When our software products reside on Earth, we might say the worst time to find a bug is during a sales demonstration. When our software is designed to hurdle radioactive-powered machinery through space, however, the worst time to find a bug might be when the code being executed is controlling a $2.5 billion rover landing 352 million miles from Earth on a planet not particularly accommodating to the landing of heavy craft. It’s all about context.

Testers often worry about uncaught bugs silently stinking up dark, never-exposed corners of code, waiting there to be found by real users behaving as only users can. But few testers must worry about bugs on other planets or about wrecking the surface of Mars.

Such worries are all in a day's work for NASA's Mars Science Laboratory (MSL) mission, which landed the Curiosity rover on Mars in August 2012 after a 253-day trip through space. MSL handled the myriad risks through well-planned software architecture, tight coding standards, and exhaustive testing.

Development testing specialist Coverity was employed to use static analysis tools to test the source code while it was being written, examining every path in the millions of lines of C and C++ code to find potential defects. Not an easy feat according to Andreas Kuehlmann, vice-president of research and development at Coverity, which had to rigorously test the software for its ability to respond to a huge number of scenarios.

“There were so many pieces that we had to get right,” Kuehlmann said. “You have lots of sensors that are measuring a lot of things all the time and the computation is controlling every aspect of the landing.

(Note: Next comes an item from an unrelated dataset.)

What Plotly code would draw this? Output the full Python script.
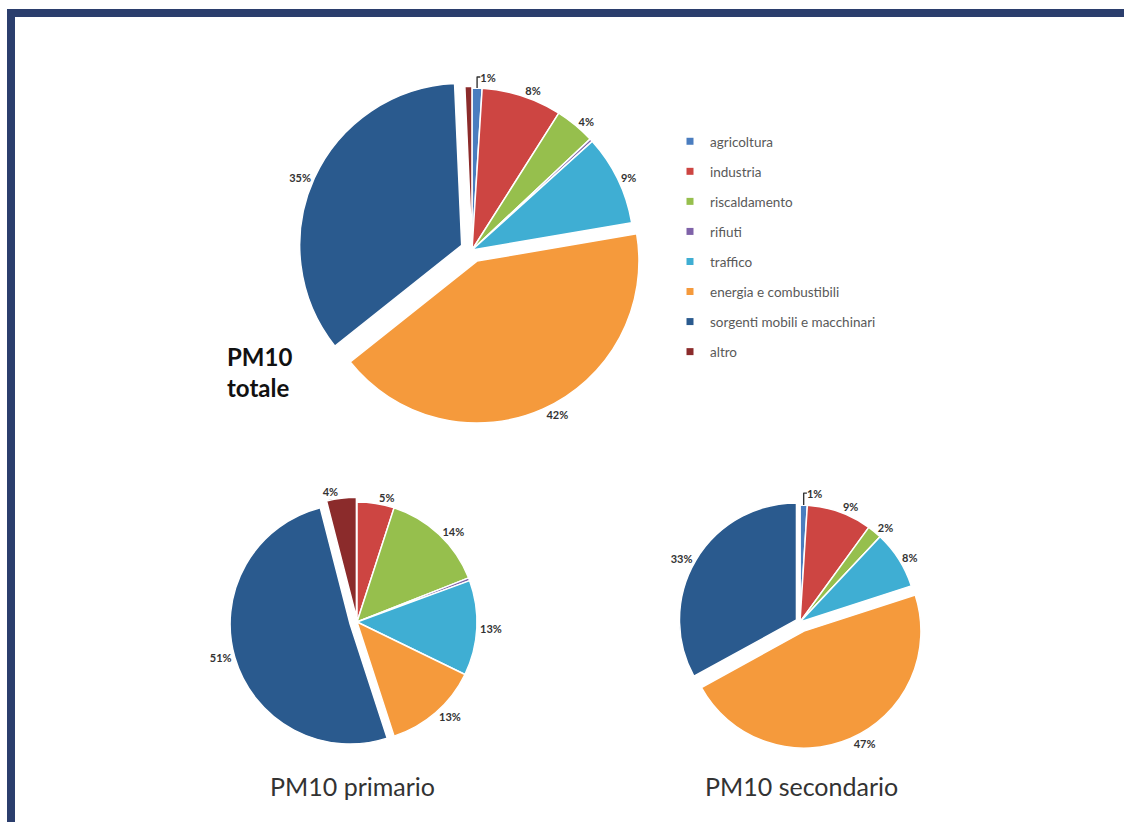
import plotly.graph_objects as go

# Emission sources and their colours
categories = [
    "agricoltura", "industria", "riscaldamento", "rifiuti", "traffico",
    "energia e combustibili", "sorgenti mobili e macchinari", "altro",
]
colors = ["#4a7dbf", "#cd4542", "#96bf4d", "#7f62a8", "#3faed3",
          "#f59a3c", "#2a5a8e", "#8b2b2b"]

# Share (%) of each source
pm10_totale = [1.0, 8, 4, 0.3, 9, 42, 35, 0.7]
pm10_primario = [0, 5, 14, 0.4, 12.8, 12.8, 51, 4]
pm10_secondario = [1, 9, 2, 0, 8, 47, 33, 0]

# Exploded slices
pull_totale = [0, 0, 0, 0, 0, 0.075, 0.07, 0.01]
pull_primario = [0, 0, 0, 0, 0, 0, 0.06, 0.04]
pull_secondario = [0, 0, 0, 0, 0, 0.085, 0.035, 0]

W, H = 1124, 822
FRAME = "#2b3e6d"


def pie_domain(cx, cy, r, pull):
    half = r * (1 + max(pull))
    return dict(x=[(cx - half) / W, (cx + half) / W],
                y=[1 - (cy + half) / H, 1 - (cy - half) / H])


def pct_labels(values):
    total = sum(values)
    return [f"{100 * v / total:.0f}%" if v / total >= 0.01 else "" for v in values]


def make_pie(values, pull, domain):
    return go.Pie(
        labels=categories,
        values=values,
        text=pct_labels(values),
        texttemplate="%{text}",
        textposition="outside",
        textfont=dict(family="Lato", size=11, color="#333333", weight="bold"),
        marker=dict(colors=colors, line=dict(color="white", width=1.5)),
        pull=pull,
        sort=False,
        direction="clockwise",
        rotation=0,
        domain=domain,
        showlegend=False,
        hoverinfo="label+percent",
    )


fig = go.Figure()
fig.add_trace(make_pie(pm10_totale, pull_totale, pie_domain(472, 250, 162, pull_totale)))
fig.add_trace(make_pie(pm10_primario, pull_primario, pie_domain(357, 622, 120, pull_primario)))
fig.add_trace(make_pie(pm10_secondario, pull_secondario, pie_domain(800, 622, 117, pull_secondario)))

# Legend entries, one per source
for name, col in zip(categories, colors):
    fig.add_trace(go.Scatter(
        x=[None], y=[None], mode="markers", name=name, legendgroup=name,
        marker=dict(symbol="square", size=7, color=col),
    ))

fig.add_annotation(x=225 / W, y=1 - 340 / H, xref="paper", yref="paper",
                   xanchor="left", yanchor="top", align="left", showarrow=False,
                   text="<b>PM10<br>totale</b>",
                   font=dict(family="Lato", size=24, color="#111111"))
fig.add_annotation(x=352 / W, y=1 - 786 / H, xref="paper", yref="paper",
                   xanchor="center", yanchor="middle", showarrow=False,
                   text="PM10 primario",
                   font=dict(family="Lato", size=25, color="#333333"))
fig.add_annotation(x=801 / W, y=1 - 786 / H, xref="paper", yref="paper",
                   xanchor="center", yanchor="middle", showarrow=False,
                   text="PM10 secondario",
                   font=dict(family="Lato", size=25, color="#333333"))

# Frame along the top and left edges
fig.add_shape(type="rect", xref="paper", yref="paper", line_width=0, fillcolor=FRAME,
              x0=7 / W, x1=1, y0=1 - 17 / H, y1=1 - 9 / H)
fig.add_shape(type="rect", xref="paper", yref="paper", line_width=0, fillcolor=FRAME,
              x0=7 / W, x1=15 / W, y0=0, y1=1 - 9 / H)

fig.update_layout(
    width=W, height=H,
    margin=dict(l=0, r=0, t=0, b=0),
    paper_bgcolor="white", plot_bgcolor="white",
    xaxis=dict(visible=False), yaxis=dict(visible=False),
    legend=dict(x=670 / W, y=1 - 126 / H, xanchor="left", yanchor="top",
                tracegroupgap=9.5, itemclick=False,
                font=dict(family="Lato", size=13.5, color="#595959")),
)

fig.write_html("out.html")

That's very complex software with many, many things that can go wrong.”

NASA learned its lesson about what can go wrong in 2004 when the Spirit rover experienced a “flash memory management anomaly” that put the rover in serious danger of overheating and the mission in serious danger of ending prematurely. After the ensuing panic and subsequent bug fix, it was determined that the bug could have been avoided with better software architecture and rigorous testing.

No software is ultimately bug-free, not even the software used to control Curiosity, but roughly 2,000 bugs were zapped in the rover’s code through Coverity’s static analysis tools, which examined the code to find flawed logic, problematic programming, and silent—but potentially disastrous—bugs like resource leaks, memory corruptions, and null-pointer errors. “For typical software (which this clearly isn’t), it’s not unusual to find approximately 1 defect for every thousand lines of code,” said Andy Chou, chief technical officer of Coverity.

The exhaustive testing paid off: Measurements taken by Curiosity are now helping NASA design systems that protect human explorers from radiation exposure on deep-space expeditions in the future.